**Raw data**
+ + + + + + +
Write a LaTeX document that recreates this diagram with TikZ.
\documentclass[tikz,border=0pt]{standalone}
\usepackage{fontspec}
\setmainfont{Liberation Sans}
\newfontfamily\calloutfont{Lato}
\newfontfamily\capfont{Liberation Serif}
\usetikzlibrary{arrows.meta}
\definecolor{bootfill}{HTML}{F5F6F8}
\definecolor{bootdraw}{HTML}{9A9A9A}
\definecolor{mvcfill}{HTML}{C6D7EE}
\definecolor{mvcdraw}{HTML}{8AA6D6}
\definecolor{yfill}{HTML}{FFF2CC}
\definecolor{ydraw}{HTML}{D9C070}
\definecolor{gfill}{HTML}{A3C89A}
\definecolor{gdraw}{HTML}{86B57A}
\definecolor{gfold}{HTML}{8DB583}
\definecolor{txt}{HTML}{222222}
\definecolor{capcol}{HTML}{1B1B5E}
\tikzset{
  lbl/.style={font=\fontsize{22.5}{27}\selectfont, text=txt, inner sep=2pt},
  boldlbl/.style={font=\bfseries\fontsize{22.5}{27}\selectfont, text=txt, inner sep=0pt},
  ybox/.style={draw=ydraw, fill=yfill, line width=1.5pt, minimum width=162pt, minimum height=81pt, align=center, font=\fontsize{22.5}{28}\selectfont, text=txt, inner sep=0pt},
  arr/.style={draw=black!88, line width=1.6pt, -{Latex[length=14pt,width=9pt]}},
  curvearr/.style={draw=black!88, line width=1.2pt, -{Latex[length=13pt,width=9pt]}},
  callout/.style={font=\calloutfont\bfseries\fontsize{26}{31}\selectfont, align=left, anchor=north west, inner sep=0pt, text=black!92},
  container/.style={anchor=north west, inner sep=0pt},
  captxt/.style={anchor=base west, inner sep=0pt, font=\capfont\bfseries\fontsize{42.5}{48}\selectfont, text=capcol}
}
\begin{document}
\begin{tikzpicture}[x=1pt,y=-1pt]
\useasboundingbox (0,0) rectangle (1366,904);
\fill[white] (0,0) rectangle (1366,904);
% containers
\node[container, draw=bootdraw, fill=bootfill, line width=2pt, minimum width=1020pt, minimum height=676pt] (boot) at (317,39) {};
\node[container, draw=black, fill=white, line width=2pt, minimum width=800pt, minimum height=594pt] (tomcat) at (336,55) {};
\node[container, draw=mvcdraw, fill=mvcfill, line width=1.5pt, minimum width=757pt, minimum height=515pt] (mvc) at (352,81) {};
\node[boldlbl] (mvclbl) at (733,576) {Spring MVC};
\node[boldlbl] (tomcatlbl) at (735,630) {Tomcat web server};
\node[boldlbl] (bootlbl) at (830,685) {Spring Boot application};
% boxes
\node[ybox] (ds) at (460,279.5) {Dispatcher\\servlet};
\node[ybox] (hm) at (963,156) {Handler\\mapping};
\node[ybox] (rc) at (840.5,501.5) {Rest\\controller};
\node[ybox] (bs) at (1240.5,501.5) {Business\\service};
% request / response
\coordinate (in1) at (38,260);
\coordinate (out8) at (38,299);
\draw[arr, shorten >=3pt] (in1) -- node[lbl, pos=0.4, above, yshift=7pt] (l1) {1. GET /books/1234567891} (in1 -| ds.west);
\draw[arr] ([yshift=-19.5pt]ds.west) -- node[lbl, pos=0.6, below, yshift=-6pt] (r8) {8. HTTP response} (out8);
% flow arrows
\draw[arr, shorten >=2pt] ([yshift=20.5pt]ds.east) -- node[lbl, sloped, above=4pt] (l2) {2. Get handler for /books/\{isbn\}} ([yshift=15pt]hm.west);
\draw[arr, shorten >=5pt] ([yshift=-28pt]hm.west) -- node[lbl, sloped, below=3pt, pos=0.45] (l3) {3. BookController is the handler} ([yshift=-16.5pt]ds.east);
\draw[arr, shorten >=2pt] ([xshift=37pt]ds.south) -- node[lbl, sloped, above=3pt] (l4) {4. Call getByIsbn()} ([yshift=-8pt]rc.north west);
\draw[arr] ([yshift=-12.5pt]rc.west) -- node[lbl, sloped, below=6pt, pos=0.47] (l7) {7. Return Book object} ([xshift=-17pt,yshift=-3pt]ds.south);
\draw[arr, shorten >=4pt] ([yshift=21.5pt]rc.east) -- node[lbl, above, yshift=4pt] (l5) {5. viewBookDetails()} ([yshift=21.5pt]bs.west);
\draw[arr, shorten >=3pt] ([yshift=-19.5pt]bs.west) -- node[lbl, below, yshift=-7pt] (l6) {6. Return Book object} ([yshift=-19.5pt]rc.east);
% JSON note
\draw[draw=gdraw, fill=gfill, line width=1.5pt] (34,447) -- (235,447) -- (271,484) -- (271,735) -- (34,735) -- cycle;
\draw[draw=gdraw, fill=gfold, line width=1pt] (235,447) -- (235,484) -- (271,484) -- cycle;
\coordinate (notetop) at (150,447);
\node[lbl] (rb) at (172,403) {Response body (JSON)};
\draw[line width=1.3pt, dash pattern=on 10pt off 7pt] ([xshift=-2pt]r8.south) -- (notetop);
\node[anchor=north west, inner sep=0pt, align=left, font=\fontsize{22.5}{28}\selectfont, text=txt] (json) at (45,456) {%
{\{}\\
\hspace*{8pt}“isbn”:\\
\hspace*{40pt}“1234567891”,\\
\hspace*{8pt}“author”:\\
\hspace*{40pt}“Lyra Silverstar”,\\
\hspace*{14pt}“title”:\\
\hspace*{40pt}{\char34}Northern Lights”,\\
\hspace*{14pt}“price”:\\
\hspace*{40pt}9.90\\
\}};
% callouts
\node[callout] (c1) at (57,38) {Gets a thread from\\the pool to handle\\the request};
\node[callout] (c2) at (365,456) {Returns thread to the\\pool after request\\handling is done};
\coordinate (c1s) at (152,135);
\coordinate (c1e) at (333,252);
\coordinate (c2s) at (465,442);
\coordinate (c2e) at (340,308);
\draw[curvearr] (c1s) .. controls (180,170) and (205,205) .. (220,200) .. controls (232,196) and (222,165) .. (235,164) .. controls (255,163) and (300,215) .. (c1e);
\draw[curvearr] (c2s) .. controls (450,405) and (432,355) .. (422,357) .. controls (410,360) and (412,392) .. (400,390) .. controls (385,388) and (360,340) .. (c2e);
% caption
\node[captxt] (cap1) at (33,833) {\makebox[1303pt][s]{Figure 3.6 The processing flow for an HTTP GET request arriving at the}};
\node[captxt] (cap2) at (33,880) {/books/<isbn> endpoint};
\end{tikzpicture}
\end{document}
+ + + + + + +
**Instructions to follow**
The data above must be returned in full, exactly as written.

**Written answer**
Write a LaTeX document that recreates this diagram with TikZ.
\documentclass[tikz,border=0pt]{standalone}
\usepackage{fontspec}
\setmainfont{Liberation Sans}
\newfontfamily\calloutfont{Lato}
\newfontfamily\capfont{Liberation Serif}
\usetikzlibrary{arrows.meta}
\definecolor{bootfill}{HTML}{F5F6F8}
\definecolor{bootdraw}{HTML}{9A9A9A}
\definecolor{mvcfill}{HTML}{C6D7EE}
\definecolor{mvcdraw}{HTML}{8AA6D6}
\definecolor{yfill}{HTML}{FFF2CC}
\definecolor{ydraw}{HTML}{D9C070}
\definecolor{gfill}{HTML}{A3C89A}
\definecolor{gdraw}{HTML}{86B57A}
\definecolor{gfold}{HTML}{8DB583}
\definecolor{txt}{HTML}{222222}
\definecolor{capcol}{HTML}{1B1B5E}
\tikzset{
  lbl/.style={font=\fontsize{22.5}{27}\selectfont, text=txt, inner sep=2pt},
  boldlbl/.style={font=\bfseries\fontsize{22.5}{27}\selectfont, text=txt, inner sep=0pt},
  ybox/.style={draw=ydraw, fill=yfill, line width=1.5pt, minimum width=162pt, minimum height=81pt, align=center, font=\fontsize{22.5}{28}\selectfont, text=txt, inner sep=0pt},
  arr/.style={draw=black!88, line width=1.6pt, -{Latex[length=14pt,width=9pt]}},
  curvearr/.style={draw=black!88, line width=1.2pt, -{Latex[length=13pt,width=9pt]}},
  callout/.style={font=\calloutfont\bfseries\fontsize{26}{31}\selectfont, align=left, anchor=north west, inner sep=0pt, text=black!92},
  container/.style={anchor=north west, inner sep=0pt},
  captxt/.style={anchor=base west, inner sep=0pt, font=\capfont\bfseries\fontsize{42.5}{48}\selectfont, text=capcol}
}
\begin{document}
\begin{tikzpicture}[x=1pt,y=-1pt]
\useasboundingbox (0,0) rectangle (1366,904);
\fill[white] (0,0) rectangle (1366,904);
% containers
\node[container, draw=bootdraw, fill=bootfill, line width=2pt, minimum width=1020pt, minimum height=676pt] (boot) at (317,39) {};
\node[container, draw=black, fill=white, line width=2pt, minimum width=800pt, minimum height=594pt] (tomcat) at (336,55) {};
\node[container, draw=mvcdraw, fill=mvcfill, line width=1.5pt, minimum width=757pt, minimum height=515pt] (mvc) at (352,81) {};
\node[boldlbl] (mvclbl) at (733,576) {Spring MVC};
\node[boldlbl] (tomcatlbl) at (735,630) {Tomcat web server};
\node[boldlbl] (bootlbl) at (830,685) {Spring Boot application};
% boxes
\node[ybox] (ds) at (460,279.5) {Dispatcher\\servlet};
\node[ybox] (hm) at (963,156) {Handler\\mapping};
\node[ybox] (rc) at (840.5,501.5) {Rest\\controller};
\node[ybox] (bs) at (1240.5,501.5) {Business\\service};
% request / response
\coordinate (in1) at (38,260);
\coordinate (out8) at (38,299);
\draw[arr, shorten >=3pt] (in1) -- node[lbl, pos=0.4, above, yshift=7pt] (l1) {1. GET /books/1234567891} (in1 -| ds.west);
\draw[arr] ([yshift=-19.5pt]ds.west) -- node[lbl, pos=0.6, below, yshift=-6pt] (r8) {8. HTTP response} (out8);
% flow arrows
\draw[arr, shorten >=2pt] ([yshift=20.5pt]ds.east) -- node[lbl, sloped, above=4pt] (l2) {2. Get handler for /books/\{isbn\}} ([yshift=15pt]hm.west);
\draw[arr, shorten >=5pt] ([yshift=-28pt]hm.west) -- node[lbl, sloped, below=3pt, pos=0.45] (l3) {3. BookController is the handler} ([yshift=-16.5pt]ds.east);
\draw[arr, shorten >=2pt] ([xshift=37pt]ds.south) -- node[lbl, sloped, above=3pt] (l4) {4. Call getByIsbn()} ([yshift=-8pt]rc.north west);
\draw[arr] ([yshift=-12.5pt]rc.west) -- node[lbl, sloped, below=6pt, pos=0.47] (l7) {7. Return Book object} ([xshift=-17pt,yshift=-3pt]ds.south);
\draw[arr, shorten >=4pt] ([yshift=21.5pt]rc.east) -- node[lbl, above, yshift=4pt] (l5) {5. viewBookDetails()} ([yshift=21.5pt]bs.west);
\draw[arr, shorten >=3pt] ([yshift=-19.5pt]bs.west) -- node[lbl, below, yshift=-7pt] (l6) {6. Return Book object} ([yshift=-19.5pt]rc.east);
% JSON note
\draw[draw=gdraw, fill=gfill, line width=1.5pt] (34,447) -- (235,447) -- (271,484) -- (271,735) -- (34,735) -- cycle;
\draw[draw=gdraw, fill=gfold, line width=1pt] (235,447) -- (235,484) -- (271,484) -- cycle;
\coordinate (notetop) at (150,447);
\node[lbl] (rb) at (172,403) {Response body (JSON)};
\draw[line width=1.3pt, dash pattern=on 10pt off 7pt] ([xshift=-2pt]r8.south) -- (notetop);
\node[anchor=north west, inner sep=0pt, align=left, font=\fontsize{22.5}{28}\selectfont, text=txt] (json) at (45,456) {%
{\{}\\
\hspace*{8pt}“isbn”:\\
\hspace*{40pt}“1234567891”,\\
\hspace*{8pt}“author”:\\
\hspace*{40pt}“Lyra Silverstar”,\\
\hspace*{14pt}“title”:\\
\hspace*{40pt}{\char34}Northern Lights”,\\
\hspace*{14pt}“price”:\\
\hspace*{40pt}9.90\\
\}};
% callouts
\node[callout] (c1) at (57,38) {Gets a thread from\\the pool to handle\\the request};
\node[callout] (c2) at (365,456) {Returns thread to the\\pool after request\\handling is done};
\coordinate (c1s) at (152,135);
\coordinate (c1e) at (333,252);
\coordinate (c2s) at (465,442);
\coordinate (c2e) at (340,308);
\draw[curvearr] (c1s) .. controls (180,170) and (205,205) .. (220,200) .. controls (232,196) and (222,165) .. (235,164) .. controls (255,163) and (300,215) .. (c1e);
\draw[curvearr] (c2s) .. controls (450,405) and (432,355) .. (422,357) .. controls (410,360) and (412,392) .. (400,390) .. controls (385,388) and (360,340) .. (c2e);
% caption
\node[captxt] (cap1) at (33,833) {\makebox[1303pt][s]{Figure 3.6 The processing flow for an HTTP GET request arriving at the}};
\node[captxt] (cap2) at (33,880) {/books/<isbn> endpoint};
\end{tikzpicture}
\end{document}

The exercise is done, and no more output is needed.